UNITED NATIONS: United Nations officials warned Wednesday that Lebanon was staring down a “catastrophic” humanitarian crisis as the number of internally displaced people hit 600,000 and Israel presses its offensive against Hezbollah militants.
Hezbollah said its fighters were locked in clashes with Israeli troops in southern Lebanon, using rocket-propelled weapons to repel Israeli attempts to breach the border.
“Lebanon finds itself facing a conflict and a humanitarian crisis of catastrophic proportions,” Jeanine Hennis-Plasschaert, the UN Special Coordinator for Lebanon, told a briefing.
She expressed “hope that Israel too will now be ready to add its support to the many calls and appeals that are out there” for de-escalation.
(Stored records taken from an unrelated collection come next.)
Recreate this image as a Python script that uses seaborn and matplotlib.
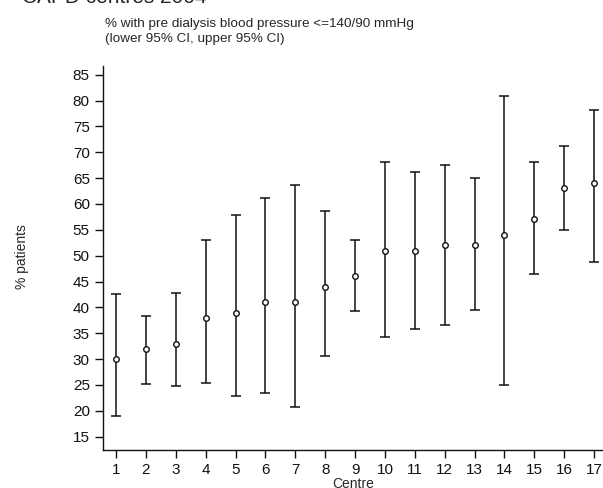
import seaborn as sns
import matplotlib.pyplot as plt
import pandas as pd

# =============================================================================
# Data
centres = list(range(1, 18))
pct     = [30, 32, 33, 38, 39, 41, 41, 44, 46, 51, 51, 52, 52, 54, 57, 63, 64]
lower   = [18.9, 25.2, 24.8, 25.3, 22.9, 23.5, 20.7, 30.5, 39.2, 34.3, 35.8,
           36.6, 39.4, 25.0, 46.4, 55.0, 48.8]
upper   = [42.5, 38.4, 42.7, 53.0, 57.9, 61.1, 63.7, 58.7, 53.1, 68.1, 66.2,
           67.5, 65.1, 80.9, 68.1, 71.3, 78.2]
ytick_vals = list(range(15, 90, 5))

df = pd.DataFrame({'Centre': centres, 'pct': pct, 'lo': lower, 'hi': upper})

# =============================================================================
sns.set_style('ticks')
plt.rcParams['font.family'] = ['Liberation Sans', 'DejaVu Sans']

fig = plt.figure(figsize=(6.03, 4.88), dpi=100)
ax = fig.add_axes([103/603, 1-450/488, 1-103/603, (450-66)/488])

yerr = [df['pct'] - df['lo'], df['hi'] - df['pct']]
ax.errorbar(df['Centre'], df['pct'], yerr=yerr, fmt='none', ecolor='#111111',
            elinewidth=1.1, capsize=3.3, capthick=1.1, zorder=2)
sns.scatterplot(x='Centre', y='pct', data=df, ax=ax, marker='o', s=16,
                facecolor='white', edgecolor='#111111', linewidth=1.0, zorder=3)

ax.set_xlim(0.565, 17.3)
ax.set_ylim(12.4, 86.7)
ax.set_xticks(centres)
ax.set_yticks(ytick_vals)
ax.tick_params(axis='both', length=6, width=1.0, labelsize=11, colors='#111111')
for s in ['top', 'right']:
    ax.spines[s].set_visible(False)
for s in ['left', 'bottom']:
    ax.spines[s].set_linewidth(1.0)
    ax.spines[s].set_color('#111111')

ax.set_xlabel('Centre', fontsize=10, labelpad=0)
ax.set_ylabel('')

fig.text(22/603, 1-257/488, '% patients', rotation=90, fontsize=10,
         ha='center', va='center')
fig.text(105/603, 1-24/488, '% with pre dialysis blood pressure <=140/90 mmHg',
         fontsize=9.7, ha='left', va='center')
fig.text(105/603, 1-39/488, '(lower 95% CI, upper 95% CI)',
         fontsize=9.7, ha='left', va='center')
# main title sits mostly above the top edge, as in the original
fig.text(22/603, 1-3/488, 'CAPD centres 2004', fontsize=15,
         ha='left', va='baseline')

fig.savefig('out.png', dpi=100)
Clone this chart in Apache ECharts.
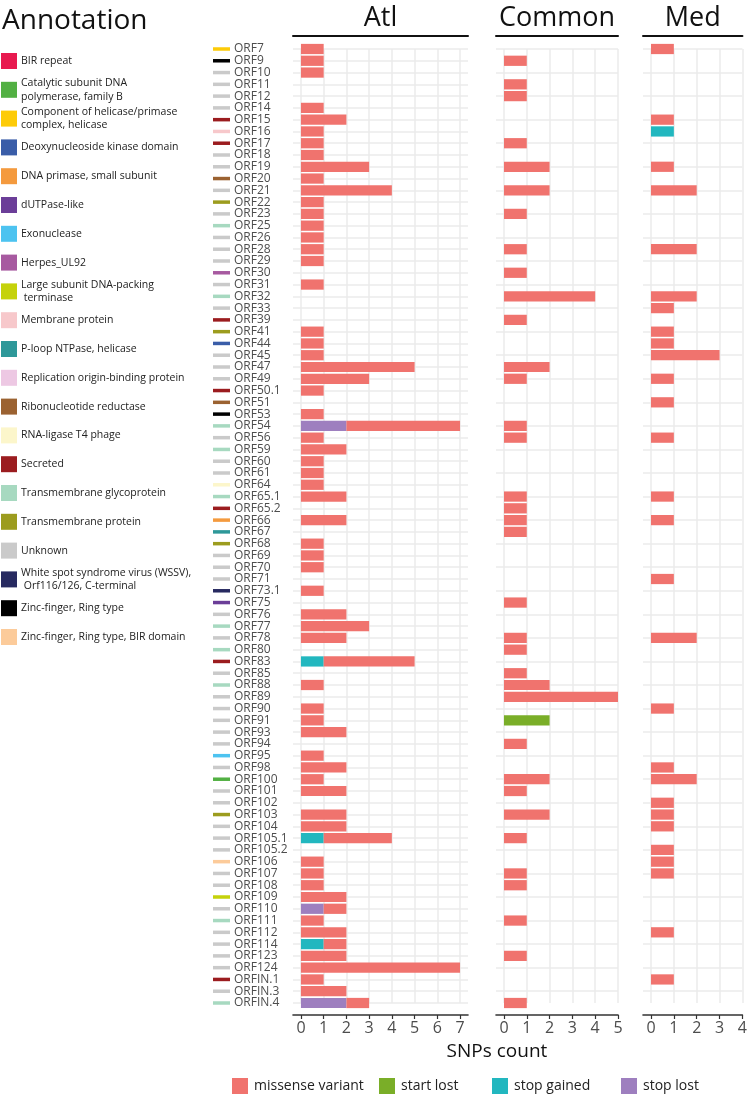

But as fighting raged, Israeli Prime Minister Benjamin Netanyahu doubled down, warning Lebanon could face “a long war... like we see in Gaza.”
Israel has intensified air strikes on Hezbollah strongholds in Lebanon since September 23, leaving more than 1,190 people dead and forcing more than a million to flee, according to an AFP tally of official figures.
The UN’s humanitarian coordinator for Lebanon Imran Riza said that Lebanon was facing “one of the deadliest periods” in its recent history, reporting that 600,000 people are internally displaced — over 350,000 of whom are children.
“Even wars have rules,” he said.
Israel has refused to rule out strikes on Beirut’s civilian airport and its access roads, even as thousands of people continue to flee the country by air and road every day.
“We are not targeting civilians. But at the same time, if we will find Hezbollah activities or intention to launch rockets into Israel, we will do what any other country would do about it,” said Israel’s ambassador to the UN Danny Danon.
Israel’s ground forces crossed into Lebanon on September 30 in response to Hezbollah rocket and artillery attacks over the past year that have forced tens of thousands of Israelis out of their homes in border areas.